Robin Blount: ecumenical notes, cruise ship chaplaincy and lots more

Retirement

11 July 2022

Two years into a second retirement, what do I feel? I retired from full-time ministry back in 2003, on my sixty-fifth birthday. Couldn't wait to get out, you might say, but you'd be wrong. What I really wanted was the freedom to choose what I might do with my time. That freedom included a sense of release from the Church of England, the organisation which had formed much of my future way of life from childhood to theological college. My salvation as an ordained minister was the move from parish and local church work into industrial mission, working alongside ordinary people doing ordinary things. There is a 'church member culture' in all churches, a syndrome which is cultivated in a familiarity with traditional Sunday worship and other church-related activities which then become the lens through which we see the rest of life around us.

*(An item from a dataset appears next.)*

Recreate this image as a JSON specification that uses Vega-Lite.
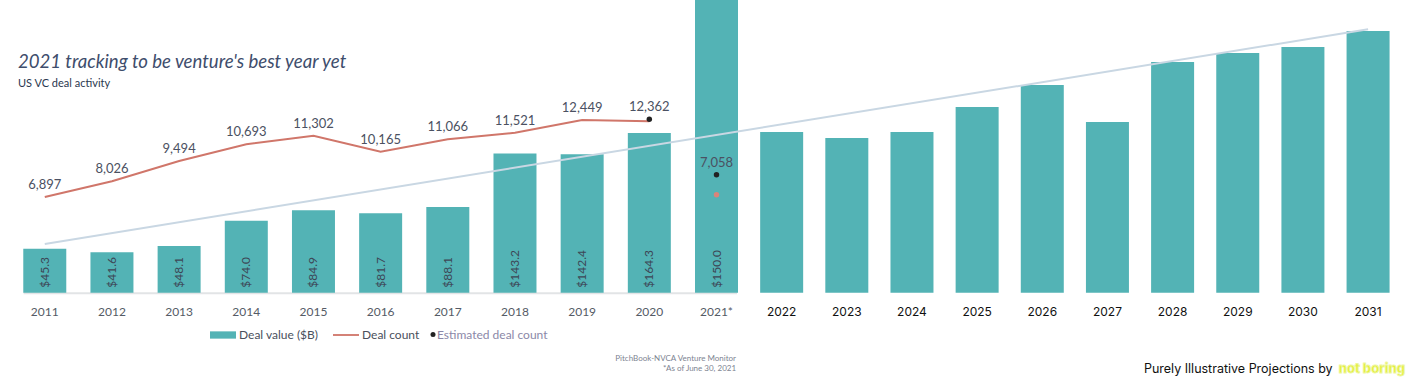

Since the 1980s in Dudley, I had regularly taken services in the Methodist church as well as the C of E, so I was fairly used to different orders of service. But I was frustrated in this because I was having to use forms of liturgy that had lost my full attention. The classic example of this is the Nicene Creed, a staple item in Anglican worship and very infrequently used elsewhere. "If I wanted to use words to encapsulate what I believe," I used to say, "why would I choose words that are seventeen hundred years old?"

In retirement I was urged to take on cruise ship chaplaincy, and between 2003 and 2017 I sailed on twenty cruises, with the company's expectation that I would conduct interdenominational worship on Sunday morning(s). What a gift! What an opportunity to break free from denomination tradition and invite folk to hear different words and sing new hymns. Now I was able to devise orders of service which were based on recognised traditions but reworked, refreshed and re-invigorated - and frequently much appreciated. Some of them are here.

Since those days I have drifted further away from the organised church, finding the denominations to be over-constrained to their tradition and hampered by the requirements of their governing bodies, all in the name of guarding their essential tradition. Nevertheless, however, we have joined our local United Reformed Church, and enjoy the company and the sermons. In these present day, of course, all the churches are experiencing a decline in membership and Sunday attendance, and we are beginning to ask questions about survival, and about what the Christian message is really all about. Behind all the chatter in local church communities is a real fear of closure. If churches close, what takes their place? Congregating and worship in people's houses perhaps? It started that way!

So there are two main areas of interest for me from these recent years. One is my growing interest in radical theology - what do I really believe, and how important is it? - and the other is to think outside the ecclesiastical box to recognise the spirit of Jesus alive and well in people who may not know his name. Most certainly, I think, is my growing conviction that the message of Jesus has little or nothing to do with eternal salvation, and much more to do with changing the world. I remember (just about) a saying from the past: "the purpose of the church is to make people into the people of God, and then to help them make the world fit for the people of God to live in."

Evangelism is not recruitment. Mega-churches are not the way out of decline. Churches are not buildings. Sunday morning attendance at church does not make you a Christian. Being a Christian does not depend on what you believe, but on how you follow the teaching and the example of Jesus - and that's a whole lot more difficult.